> _STATED EXERCISE_
Using the material below, copy every line where "this" appears.

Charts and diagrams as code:
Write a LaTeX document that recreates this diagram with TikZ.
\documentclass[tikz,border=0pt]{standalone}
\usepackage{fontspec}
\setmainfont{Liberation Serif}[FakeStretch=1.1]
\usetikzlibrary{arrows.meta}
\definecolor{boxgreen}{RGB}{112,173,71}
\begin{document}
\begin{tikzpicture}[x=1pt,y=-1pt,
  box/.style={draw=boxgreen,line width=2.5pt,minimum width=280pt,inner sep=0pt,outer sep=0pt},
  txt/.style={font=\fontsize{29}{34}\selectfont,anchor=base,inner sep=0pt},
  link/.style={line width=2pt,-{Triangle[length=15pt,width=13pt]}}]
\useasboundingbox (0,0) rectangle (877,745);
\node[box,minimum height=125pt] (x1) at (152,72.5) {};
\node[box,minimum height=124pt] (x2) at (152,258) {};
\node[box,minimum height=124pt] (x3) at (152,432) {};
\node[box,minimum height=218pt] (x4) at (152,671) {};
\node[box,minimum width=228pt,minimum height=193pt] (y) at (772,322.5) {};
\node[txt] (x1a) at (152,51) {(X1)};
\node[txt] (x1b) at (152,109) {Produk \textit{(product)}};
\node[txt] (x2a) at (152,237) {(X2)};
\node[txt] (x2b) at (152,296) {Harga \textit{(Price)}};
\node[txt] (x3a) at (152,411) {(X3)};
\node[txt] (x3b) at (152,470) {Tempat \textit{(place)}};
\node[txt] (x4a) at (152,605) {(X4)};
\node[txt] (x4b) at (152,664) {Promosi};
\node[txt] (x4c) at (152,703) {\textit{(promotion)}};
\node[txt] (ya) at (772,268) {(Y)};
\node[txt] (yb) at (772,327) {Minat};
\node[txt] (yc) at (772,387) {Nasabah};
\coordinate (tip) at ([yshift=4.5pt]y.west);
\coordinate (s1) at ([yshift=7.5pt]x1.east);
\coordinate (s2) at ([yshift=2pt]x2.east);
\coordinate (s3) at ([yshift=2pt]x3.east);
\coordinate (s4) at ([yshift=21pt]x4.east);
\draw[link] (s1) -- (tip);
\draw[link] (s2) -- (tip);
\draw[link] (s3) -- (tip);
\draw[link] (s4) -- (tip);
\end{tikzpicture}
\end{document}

---

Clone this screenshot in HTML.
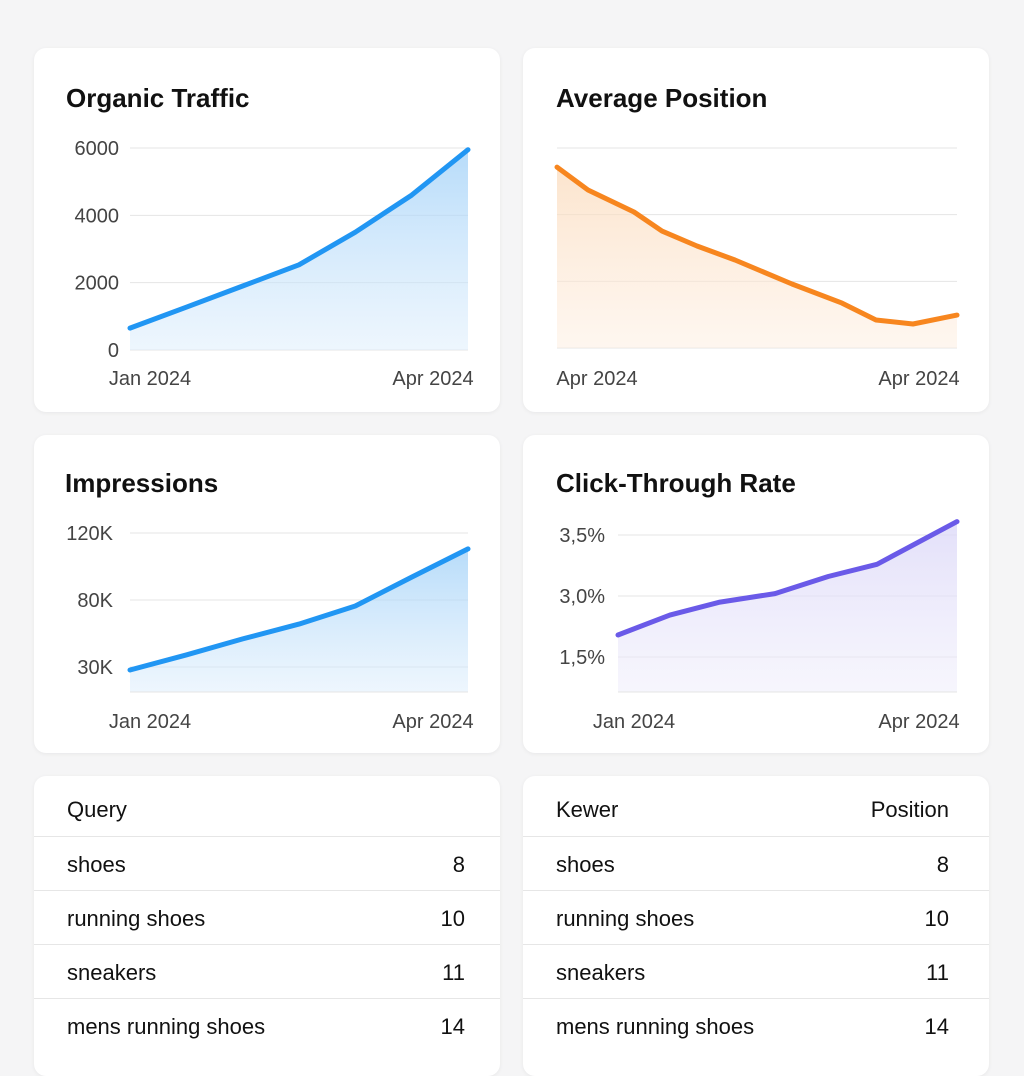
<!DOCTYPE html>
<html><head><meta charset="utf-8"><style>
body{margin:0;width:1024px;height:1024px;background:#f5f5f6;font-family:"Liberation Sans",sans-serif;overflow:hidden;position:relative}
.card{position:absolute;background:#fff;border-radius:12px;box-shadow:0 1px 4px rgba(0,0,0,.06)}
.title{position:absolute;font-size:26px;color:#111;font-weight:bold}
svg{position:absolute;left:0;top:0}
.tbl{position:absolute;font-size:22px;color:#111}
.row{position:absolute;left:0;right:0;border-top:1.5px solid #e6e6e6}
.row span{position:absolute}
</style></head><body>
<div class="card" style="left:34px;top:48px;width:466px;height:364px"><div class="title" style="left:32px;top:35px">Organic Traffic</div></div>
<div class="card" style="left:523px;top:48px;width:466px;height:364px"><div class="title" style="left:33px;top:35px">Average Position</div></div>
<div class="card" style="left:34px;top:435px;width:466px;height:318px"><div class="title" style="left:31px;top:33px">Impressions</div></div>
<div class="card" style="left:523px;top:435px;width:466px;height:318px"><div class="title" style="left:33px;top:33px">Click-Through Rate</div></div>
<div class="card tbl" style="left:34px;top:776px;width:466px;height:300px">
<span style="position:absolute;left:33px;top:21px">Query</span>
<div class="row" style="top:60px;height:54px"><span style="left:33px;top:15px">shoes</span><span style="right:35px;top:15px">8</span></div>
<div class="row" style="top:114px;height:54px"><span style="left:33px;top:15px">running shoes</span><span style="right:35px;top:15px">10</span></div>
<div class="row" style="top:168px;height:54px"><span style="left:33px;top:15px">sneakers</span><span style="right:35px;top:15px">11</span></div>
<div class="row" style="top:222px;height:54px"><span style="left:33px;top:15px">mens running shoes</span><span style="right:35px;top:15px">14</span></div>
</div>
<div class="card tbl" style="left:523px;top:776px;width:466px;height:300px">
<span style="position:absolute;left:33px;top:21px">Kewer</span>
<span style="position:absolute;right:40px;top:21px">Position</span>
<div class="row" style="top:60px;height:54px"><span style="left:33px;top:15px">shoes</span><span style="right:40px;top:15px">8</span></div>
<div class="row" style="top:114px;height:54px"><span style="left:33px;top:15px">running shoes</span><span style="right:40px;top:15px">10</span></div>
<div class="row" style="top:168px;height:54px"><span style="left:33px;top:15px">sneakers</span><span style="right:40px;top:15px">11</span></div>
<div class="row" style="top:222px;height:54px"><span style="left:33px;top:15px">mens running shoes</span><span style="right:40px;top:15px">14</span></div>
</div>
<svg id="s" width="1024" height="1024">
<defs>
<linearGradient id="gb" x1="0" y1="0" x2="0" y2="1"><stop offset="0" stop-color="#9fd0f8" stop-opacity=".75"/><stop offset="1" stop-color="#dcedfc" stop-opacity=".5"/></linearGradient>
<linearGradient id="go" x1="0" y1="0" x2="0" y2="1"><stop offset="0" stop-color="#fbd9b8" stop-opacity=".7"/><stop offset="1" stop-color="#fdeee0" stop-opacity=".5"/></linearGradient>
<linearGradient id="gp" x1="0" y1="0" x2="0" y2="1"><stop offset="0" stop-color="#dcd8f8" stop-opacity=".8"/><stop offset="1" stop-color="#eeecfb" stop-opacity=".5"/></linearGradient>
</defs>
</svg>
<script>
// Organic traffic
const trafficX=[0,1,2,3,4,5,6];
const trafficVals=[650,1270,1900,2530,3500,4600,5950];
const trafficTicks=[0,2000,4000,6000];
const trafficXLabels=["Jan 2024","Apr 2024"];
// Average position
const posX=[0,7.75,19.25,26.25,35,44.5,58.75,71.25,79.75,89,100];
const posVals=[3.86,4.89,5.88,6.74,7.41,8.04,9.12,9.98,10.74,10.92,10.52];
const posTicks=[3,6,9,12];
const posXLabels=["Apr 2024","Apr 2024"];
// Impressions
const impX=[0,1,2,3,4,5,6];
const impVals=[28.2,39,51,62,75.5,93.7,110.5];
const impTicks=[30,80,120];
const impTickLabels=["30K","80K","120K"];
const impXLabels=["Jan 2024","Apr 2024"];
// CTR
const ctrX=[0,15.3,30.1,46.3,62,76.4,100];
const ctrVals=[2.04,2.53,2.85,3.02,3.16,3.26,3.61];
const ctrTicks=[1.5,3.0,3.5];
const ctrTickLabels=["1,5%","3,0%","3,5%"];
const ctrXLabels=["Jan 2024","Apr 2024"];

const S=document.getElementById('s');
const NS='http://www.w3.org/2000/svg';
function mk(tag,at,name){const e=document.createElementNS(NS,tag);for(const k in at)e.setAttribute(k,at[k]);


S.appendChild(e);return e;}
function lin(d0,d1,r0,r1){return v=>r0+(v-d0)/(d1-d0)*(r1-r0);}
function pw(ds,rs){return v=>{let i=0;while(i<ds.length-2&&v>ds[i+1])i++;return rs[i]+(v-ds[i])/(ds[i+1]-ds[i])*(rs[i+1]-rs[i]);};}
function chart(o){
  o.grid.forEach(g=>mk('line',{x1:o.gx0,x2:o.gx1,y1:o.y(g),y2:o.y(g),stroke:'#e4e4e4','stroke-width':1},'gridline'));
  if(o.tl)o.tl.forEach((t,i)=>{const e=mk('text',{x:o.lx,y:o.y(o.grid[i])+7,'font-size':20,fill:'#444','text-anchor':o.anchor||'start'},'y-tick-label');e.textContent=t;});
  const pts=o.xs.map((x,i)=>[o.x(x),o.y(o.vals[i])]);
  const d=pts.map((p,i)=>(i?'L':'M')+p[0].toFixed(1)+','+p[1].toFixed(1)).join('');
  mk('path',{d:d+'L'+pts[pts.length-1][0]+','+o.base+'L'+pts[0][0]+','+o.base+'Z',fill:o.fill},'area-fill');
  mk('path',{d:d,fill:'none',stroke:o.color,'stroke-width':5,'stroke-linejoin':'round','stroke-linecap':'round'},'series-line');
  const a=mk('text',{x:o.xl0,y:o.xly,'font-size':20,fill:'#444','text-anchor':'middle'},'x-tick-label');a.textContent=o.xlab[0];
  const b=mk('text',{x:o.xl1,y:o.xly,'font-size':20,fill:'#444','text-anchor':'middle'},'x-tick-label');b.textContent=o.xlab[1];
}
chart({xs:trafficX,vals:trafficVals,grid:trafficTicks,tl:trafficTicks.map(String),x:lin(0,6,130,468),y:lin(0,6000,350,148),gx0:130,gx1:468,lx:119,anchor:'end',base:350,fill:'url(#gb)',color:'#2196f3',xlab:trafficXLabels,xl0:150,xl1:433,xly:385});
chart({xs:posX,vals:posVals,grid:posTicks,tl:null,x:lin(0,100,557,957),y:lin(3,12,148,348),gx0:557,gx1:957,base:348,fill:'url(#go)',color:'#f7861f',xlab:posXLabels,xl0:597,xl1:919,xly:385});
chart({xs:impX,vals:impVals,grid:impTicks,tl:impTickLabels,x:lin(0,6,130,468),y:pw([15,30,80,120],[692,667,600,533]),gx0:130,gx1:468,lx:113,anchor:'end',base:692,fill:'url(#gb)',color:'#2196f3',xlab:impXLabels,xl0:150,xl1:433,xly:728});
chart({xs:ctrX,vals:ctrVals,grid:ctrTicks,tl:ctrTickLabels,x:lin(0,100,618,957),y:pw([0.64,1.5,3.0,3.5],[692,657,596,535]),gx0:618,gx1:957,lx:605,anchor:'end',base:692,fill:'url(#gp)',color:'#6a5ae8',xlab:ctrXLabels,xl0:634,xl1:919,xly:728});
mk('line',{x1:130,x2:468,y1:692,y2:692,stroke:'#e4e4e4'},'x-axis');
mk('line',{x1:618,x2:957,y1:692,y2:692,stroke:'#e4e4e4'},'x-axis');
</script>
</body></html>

> _TASK OUTPUT_
Write a LaTeX document that recreates this diagram with TikZ.
Clone this screenshot in HTML.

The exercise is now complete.